Software has a characteristic not available to automakers and civil engineers: the cost of changing a small, and sometimes even medium-sized, item does not change appreciably with the stage it is introduced. A layout change just before project sign-off costs not much more than that same layout change done in the early stages.

Enter: the Agile development methodology. The three key elements to making this work are:

  1. A software development team that is flexible enough to respond to changes requested by the customer.
  2. A customer who is willing to take an active role in guiding the software’s development by giving frequent feedback and clarifying issues.
  3. The willingness of all parties to work with many short development cycles rather than one overarching one.

The biggest fear customers have with adopting the Agile methodology is that they think they will lose control over the pace of development and that without the all the specifications set beforehand the project will be doomed to go beyond the allocated time. What is not immediately apparent is that while one gives up knowing exactly when a specific module will supposedly complete, the gain is that the module will complete in better time because errors and usability issues are handled much earlier, before they have a chance to propagate.
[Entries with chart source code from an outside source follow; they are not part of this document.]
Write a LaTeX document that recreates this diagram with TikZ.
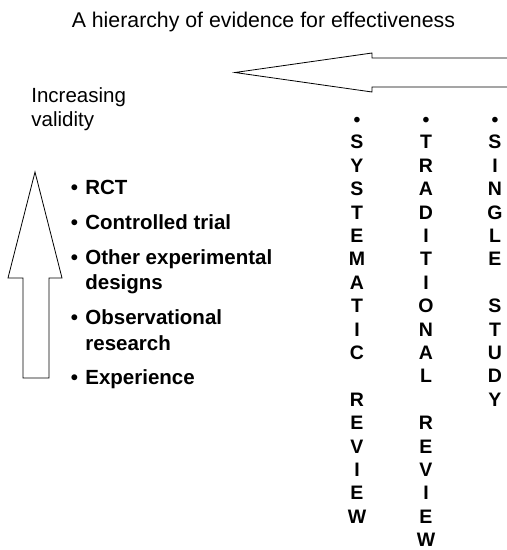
\documentclass[tikz,border=0pt]{standalone}
\usepackage{fontspec}
\setmainfont{Liberation Sans}
\usepackage{xcolor}
\usepackage{tikz}
\newcommand{\bul}{\makebox[14.6pt][l]{\textbullet}}
\newcommand{\ind}{\hspace*{14.6pt}}
\newcommand{\lettercol}[3]{\node[letter] (#2-0) at (#1,119) {\textbullet};
  \foreach \ch [count=\i] in {#3}{\node[letter] (#2-\i) at (#1,{118.5+23.4*\i}) {\ch};}}

\begin{document}
\begin{tikzpicture}[x=1pt,y=-1pt,line width=0.8pt,
  plain/.style={inner sep=0pt,font=\fontsize{20.5}{24}\selectfont},
  item/.style={inner sep=0pt,anchor=base west,align=left,font=\fontsize{20.5}{25.5}\selectfont\bfseries},
  letter/.style={inner sep=0pt,text height=14pt,text depth=0pt,font=\fontsize{19.5}{20}\selectfont\bfseries}]
\useasboundingbox (0,0) rectangle (507,550);
% ---- TITLE ----
\node[plain,anchor=base,font=\fontsize{21.3}{24}\selectfont] (title) at (263.4,27.3) {A hierarchy of evidence for effectiveness};
% ---- ARROW TO THE LEFT ----
\draw (507,58) -- (372,58) -- (372,53) -- (235,72.5) -- (372,92) -- (372,87) -- (507,87);
% ---- VALIDITY ----
\node[plain,anchor=base west,align=left] (valid) at (31,126.7) {Increasing\\validity};
\draw (23,378) -- (23,278) -- (8,278) -- (35,172) -- (62,278) -- (49,278) -- (49,378) -- cycle;
\node[item] (rct) at (70.4,194) {\bul RCT};
\node[item] (ctrl) at (70.4,229) {\bul Controlled trial};
\node[item] (other) at (70.4,289.5) {\bul Other experimental\\\ind designs};
\node[item] (obs) at (70.4,350) {\bul Observational\\\ind research};
\node[item] (exp) at (70.4,384) {\bul Experience};
% ---- REVIEWS ----
\lettercol{357}{sys}{S,Y,S,T,E,M,A,T,I,C,,R,E,V,I,E,W}
\lettercol{426}{trad}{T,R,A,D,I,T,I,O,N,A,L,,R,E,V,I,E,W}
\lettercol{495}{single}{S,I,N,G,L,E,,S,T,U,D,Y}
\end{tikzpicture}
\end{document}
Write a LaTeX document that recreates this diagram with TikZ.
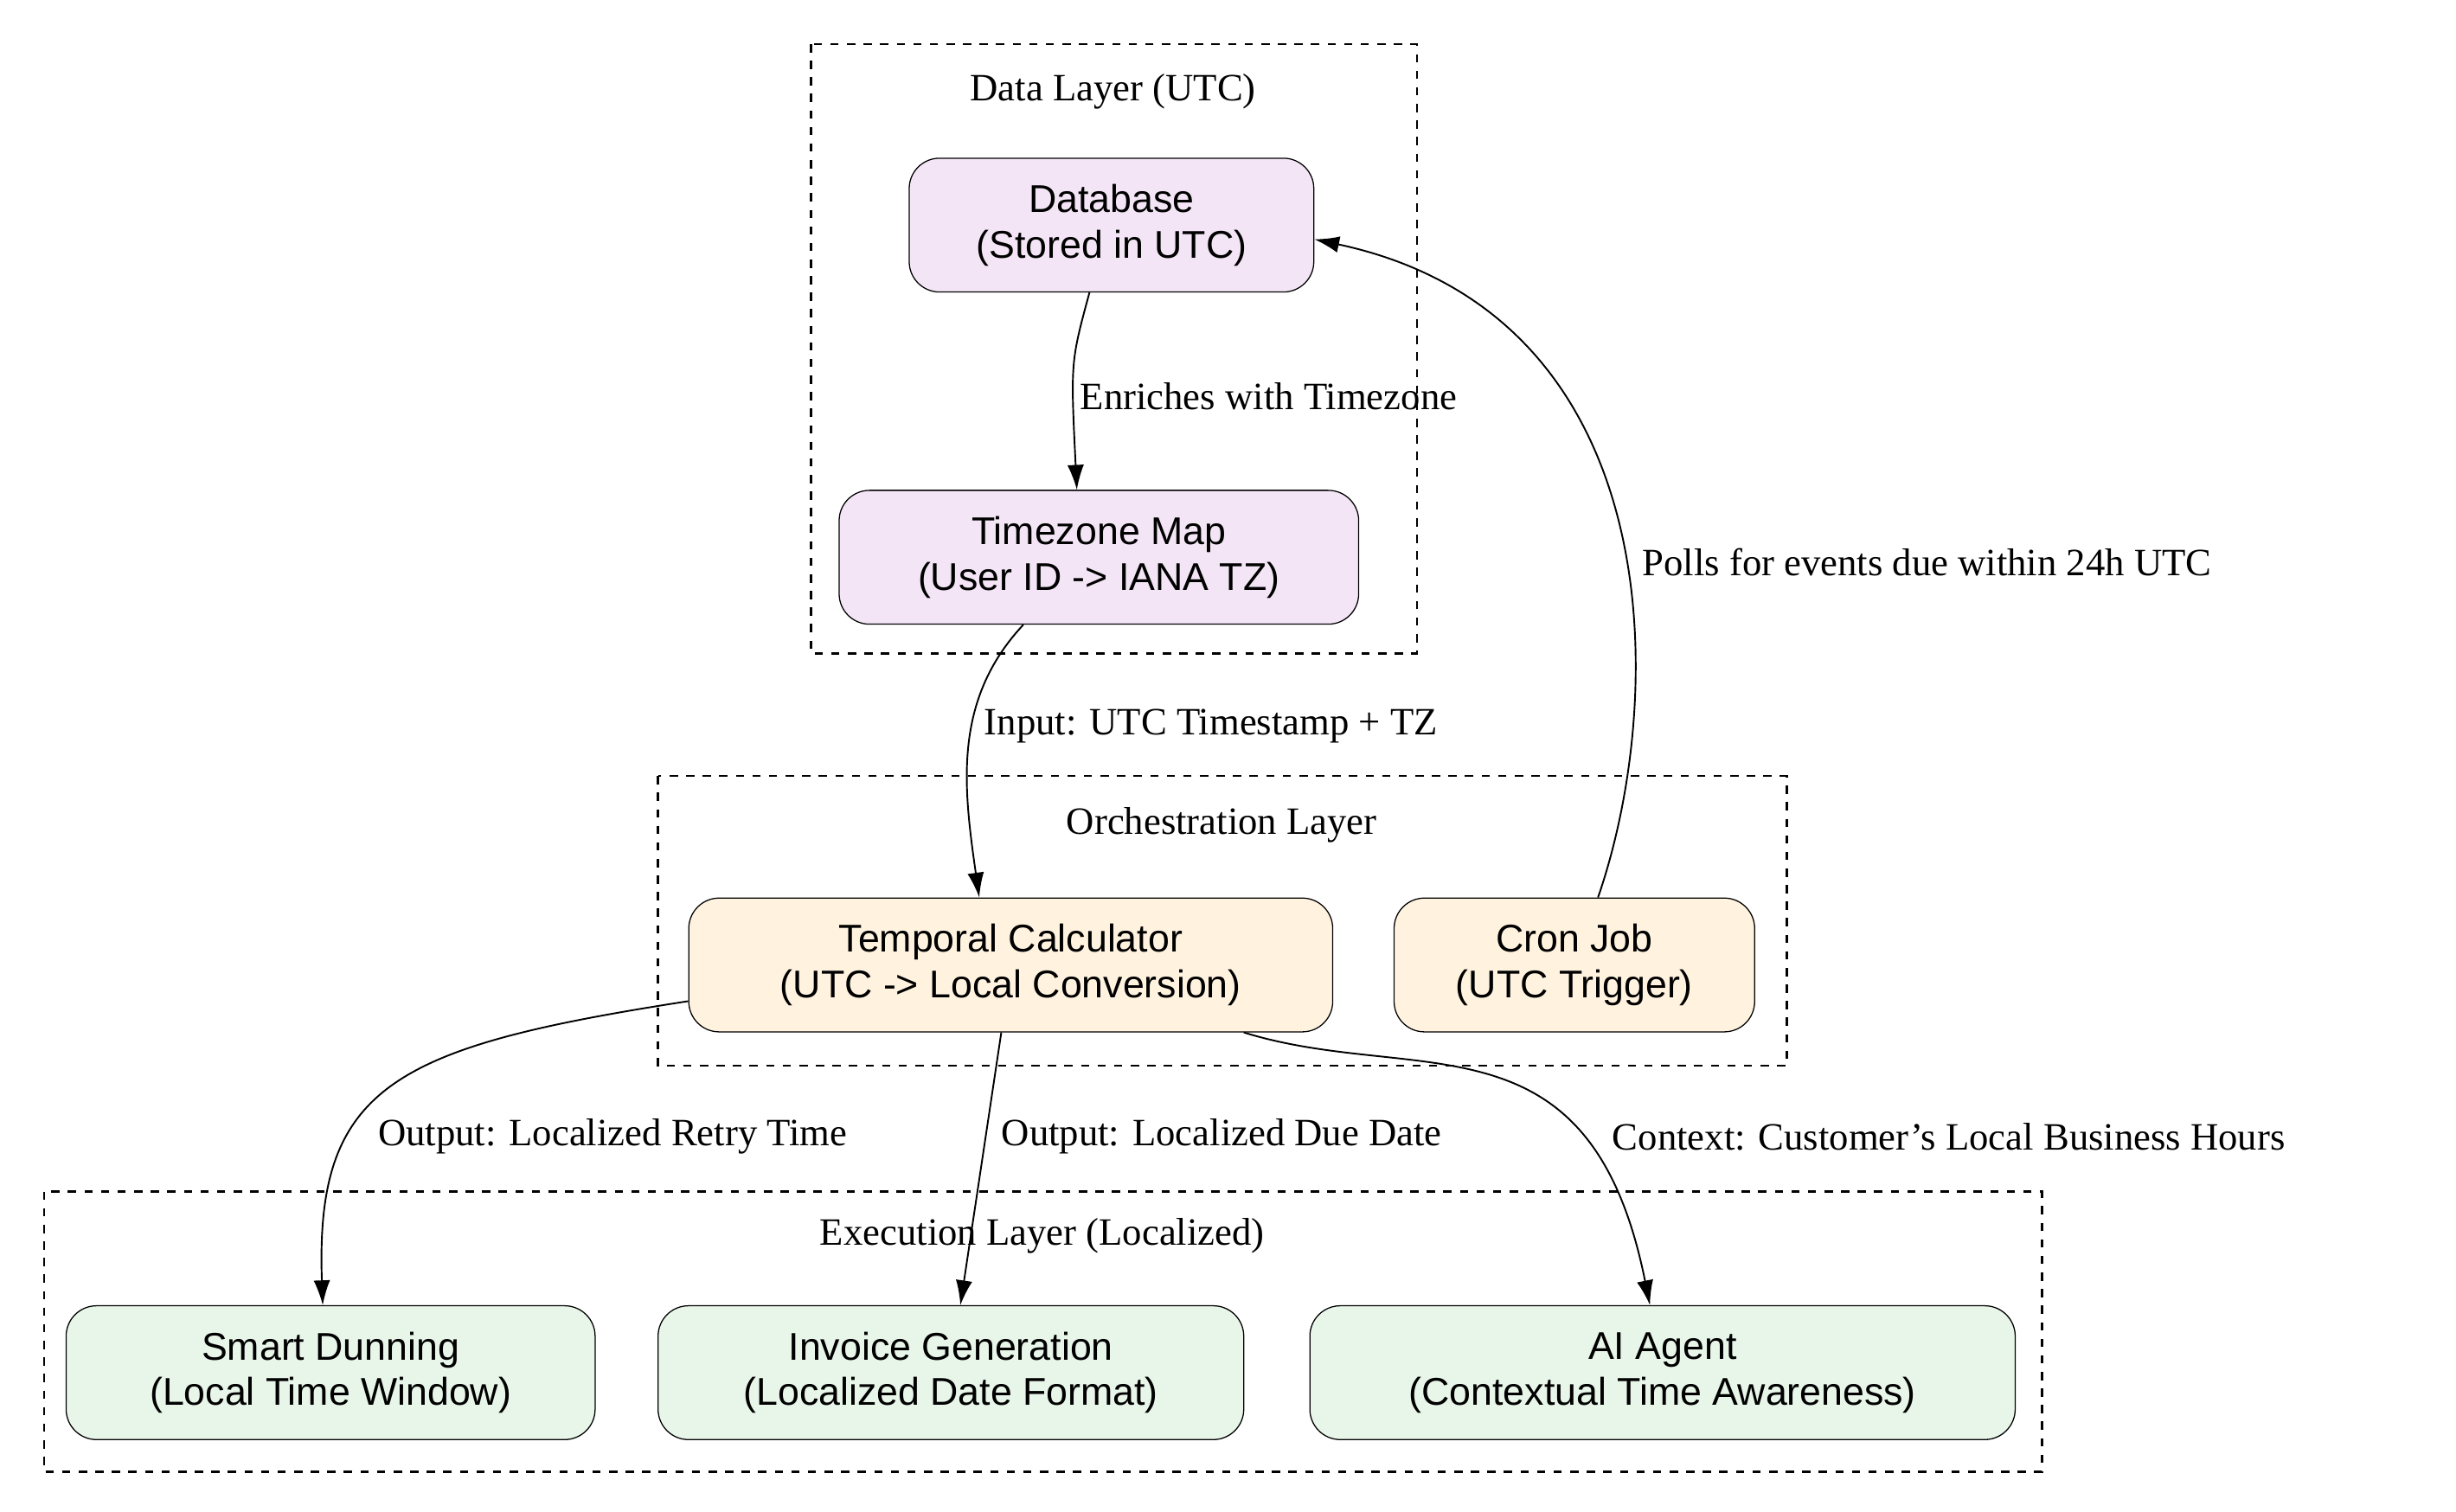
\documentclass[tikz,border=0pt]{standalone}
\usepackage{fontspec}
\setmainfont{Liberation Serif}
\setsansfont{Liberation Sans}
\usetikzlibrary{arrows.meta,positioning}
\definecolor{datafill}{HTML}{F3E5F5}
\definecolor{orchfill}{HTML}{FFF3E0}
\definecolor{execfill}{HTML}{E8F5E9}
\begin{document}
\begin{tikzpicture}[
    x=0.57pt, y=-0.57pt,
    box/.style={draw, rounded corners=11pt, align=center, inner sep=0pt, font=\sffamily\fontsize{14}{16.5}\selectfont, minimum height=0.57pt*85},
    layer/.style={draw, dashed, thick},
    lbl/.style={font=\fontsize{14}{16}\selectfont},
    arr/.style={-{Latex[length=9pt,width=6pt]}, semithick}
  ]
    \useasboundingbox (0,0) rectangle (1560,960);

    % clusters
    \draw[layer] (515,28) rectangle (900,415);
    \node[lbl] (datalbl) at (707,58) {Data Layer (UTC)};
    \draw[layer] (418,493) rectangle (1135,677);
    \node[lbl] (orchlbl) at (776,524) {Orchestration Layer};
    \draw[layer] (28,757) rectangle (1297,935);
    \node[lbl] (execlbl) at (662,785) {Execution Layer (Localized)};

    % nodes
    \node[box, fill=datafill, minimum width=0.57pt*257] (db) at (706,143) {Database\\(Stored in UTC)};
    \node[box, fill=datafill, minimum width=0.57pt*330] (tzmap) at (698,354) {Timezone Map\\(User ID -> IANA TZ)};
    \node[box, fill=orchfill, minimum width=0.57pt*409] (calc) at (642,613) {Temporal Calculator\\(UTC -> Local Conversion)};
    \node[box, fill=orchfill, minimum width=0.57pt*229] (cron) at (1000,613) {Cron Job\\(UTC Trigger)};
    \node[box, fill=execfill, minimum width=0.57pt*336] (dunning) at (210,872) {Smart Dunning\\(Local Time Window)};
    \node[box, fill=execfill, minimum width=0.57pt*372] (invoice) at (604,872) {Invoice Generation\\(Localized Date Format)};
    \node[box, fill=execfill, minimum width=0.57pt*448] (agent) at (1056,872) {AI Agent\\(Contextual Time Awareness)};

    % edges
    \draw[arr] (db.south) ++(-14,0) coordinate (dbs) (dbs) .. controls (680,230) .. (tzmap.north -| 684,0);
    \node[lbl, anchor=west] (enrich) at (680,252) {Enriches with Timezone};
    \draw[arr] (tzmap.south) ++(-48,0) coordinate (tzs) (tzs) .. controls (605,445) and (612,500) .. (calc.north -| 622,0);
    \node[lbl, anchor=west] (inputlbl) at (619,461) {Input: UTC Timestamp + TZ};
    \draw[arr] (cron.north) ++(15,0) coordinate (crn) (crn) .. controls (1060,440) and (1060,200) .. (db.east |- 0,152);
    \node[lbl, anchor=west] (polls) at (1037,357) {Polls for events due within 24h UTC};
    \draw[arr] (calc.west |- 0,636) .. controls (250,665) and (200,690) .. (dunning.north -| 205,0);
    \node[lbl, anchor=west] (retry) at (234,722) {Output: Localized Retry Time};
    \draw[arr] (calc.south -| 636,0) -- (invoice.north -| 610,0);
    \node[lbl, anchor=west] (due) at (630,722) {Output: Localized Due Date};
    \draw[arr] (calc.south -| 790,0) .. controls (900,690) and (1010,640) .. (agent.north -| 1048,0);
    \node[lbl, anchor=west] (ctx) at (1018,722) {Context: Customer's Local Business Hours};
\end{tikzpicture}
\end{document}
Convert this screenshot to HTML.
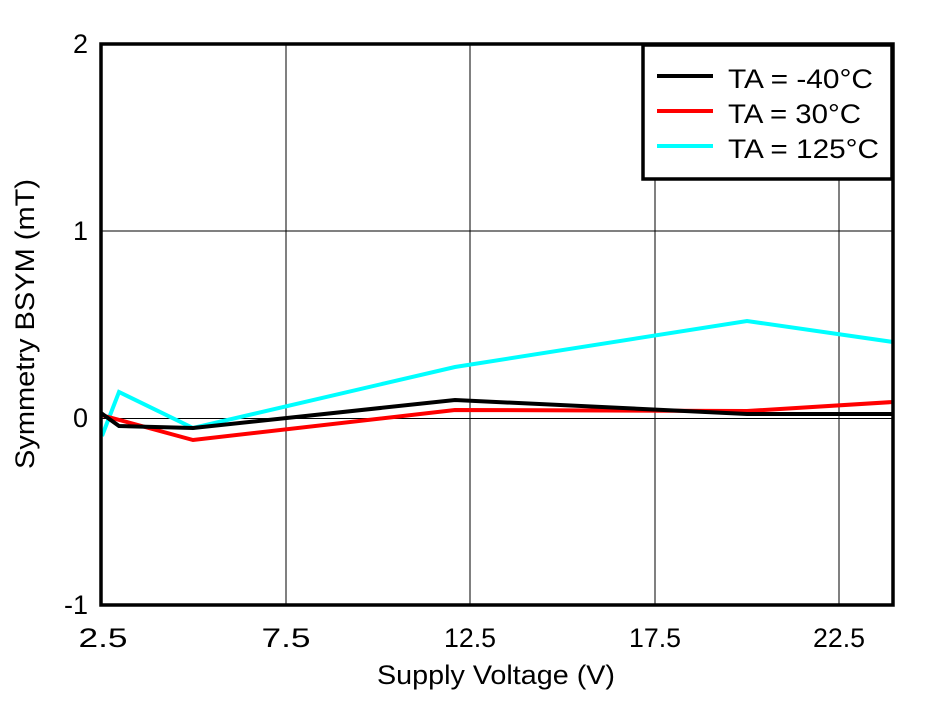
<!DOCTYPE html>
<html><head><style>body{margin:0;background:#fff}</style></head><body>
<svg width="946" height="701" xmlns="http://www.w3.org/2000/svg" font-family="Liberation Sans, Arial, sans-serif">
<rect width="946" height="701" fill="#fff"/>
<g stroke="#000" stroke-width="1">
<line x1="286" y1="44" x2="286" y2="605"/><line x1="470" y1="44" x2="470" y2="605"/>
<line x1="655" y1="44" x2="655" y2="605"/><line x1="839" y1="44" x2="839" y2="605"/>
<line x1="101" y1="231" x2="893" y2="231"/><line x1="101" y1="418.5" x2="893" y2="418.5"/>
</g>
<polyline fill="none" stroke="#00ffff" stroke-width="4" points="102,436 119,392 193,428 455,367 747,321 893,342"/>
<polyline fill="none" stroke="#ff0000" stroke-width="4" points="101,415 193,440 455,410 747,411 893,402"/>
<polyline fill="none" stroke="#000" stroke-width="4" points="101,413 119,426 193,428 455,400 747,414 893,414"/>
<rect x="101" y="44" width="792" height="561" fill="none" stroke="#000" stroke-width="3.5"/>
<rect x="643" y="45" width="249" height="134" fill="#fff" stroke="#000" stroke-width="3.5"/>
<line x1="657" y1="76" x2="713" y2="76" stroke="#000" stroke-width="4"/>
<line x1="657" y1="111" x2="713" y2="111" stroke="#ff0000" stroke-width="4"/>
<line x1="657" y1="146" x2="713" y2="146" stroke="#00ffff" stroke-width="4"/>
<g font-size="27" fill="#000">
<text x="728" y="88" textLength="145" lengthAdjust="spacingAndGlyphs">TA = -40°C</text>
<text x="728" y="123" textLength="133" lengthAdjust="spacingAndGlyphs">TA = 30°C</text>
<text x="728" y="158" textLength="151" lengthAdjust="spacingAndGlyphs">TA = 125°C</text>
<g text-anchor="end"><text x="88" y="53">2</text><text x="88" y="240">1</text><text x="88" y="427">0</text><text x="88" y="614">-1</text></g>
<g text-anchor="middle"><text x="103" y="647" textLength="49" lengthAdjust="spacingAndGlyphs">2.5</text><text x="286" y="647" textLength="49" lengthAdjust="spacingAndGlyphs">7.5</text><text x="470" y="647" textLength="52" lengthAdjust="spacingAndGlyphs">12.5</text><text x="655" y="647" textLength="52" lengthAdjust="spacingAndGlyphs">17.5</text><text x="839" y="647" textLength="52" lengthAdjust="spacingAndGlyphs">22.5</text>
<text x="496" y="684" textLength="238" lengthAdjust="spacingAndGlyphs">Supply Voltage (V)</text>
<text transform="translate(34,324) rotate(-90)" textLength="290" lengthAdjust="spacingAndGlyphs">Symmetry BSYM (mT)</text></g>
</g>
</svg>
</body></html>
As a result, errors are reduced and even future errors get reduced. Since in many cases debugging software can take up two-thirds of the development time, it is a wise investment to do things in a way that prevents the errors from even starting.

How Agile is implemented, briefly, is that the client and the developers agree on selected features that will be implemented within a specific development cycle, typically a few weeks. At the end of the cycle the features are tested by the client for usability and to see if they work according to their business rules.

The next development cycle is then planned where the developers will get a mix of requested changes and new features to implement. The cycles are repeated and feature-by-feature the application grows toward completion. The features are selected according to business value and the customer picks the features that are most needed first. This way the important features get completed earlier and chances are increased that the application may get to be used even before it is complete. As the features get added the customer also gets a better idea about their needs even when those needs start changing. An unimplemented feature may be dropped in favor of another feature that will create more business value.

If somewhere during development it is unfortunately decided that the project be stopped, the customer is not left with money spent and a mountain of code that gets nothing done. Instead they are left with a partially-complete application with fully-functional features. Instead of projects going over-budget and overtime the project becomes more manageable because errors are nipped in the bud.

Instead of having to make a huge number of corrections at the end, corrections are handled earlier, and later features will frequently benefit from these corrections, so overall there is less corrective work to do.

Instead of all the worries of deadlines and “will it work?” everyone sees a stable application growing steadily with working functions appearing one by one.

So what does it take for you to go Agile? It’s just knowing your business rules, being able to communicate them to the developers, willingness to answer questions and sit with them to select the features that will have priority, and give feedback as to whether the features are working as needed or need to be changed.

Go Agile. It means better-made software, less stress, and more satisfaction. … and no hot electric pink backgrounds.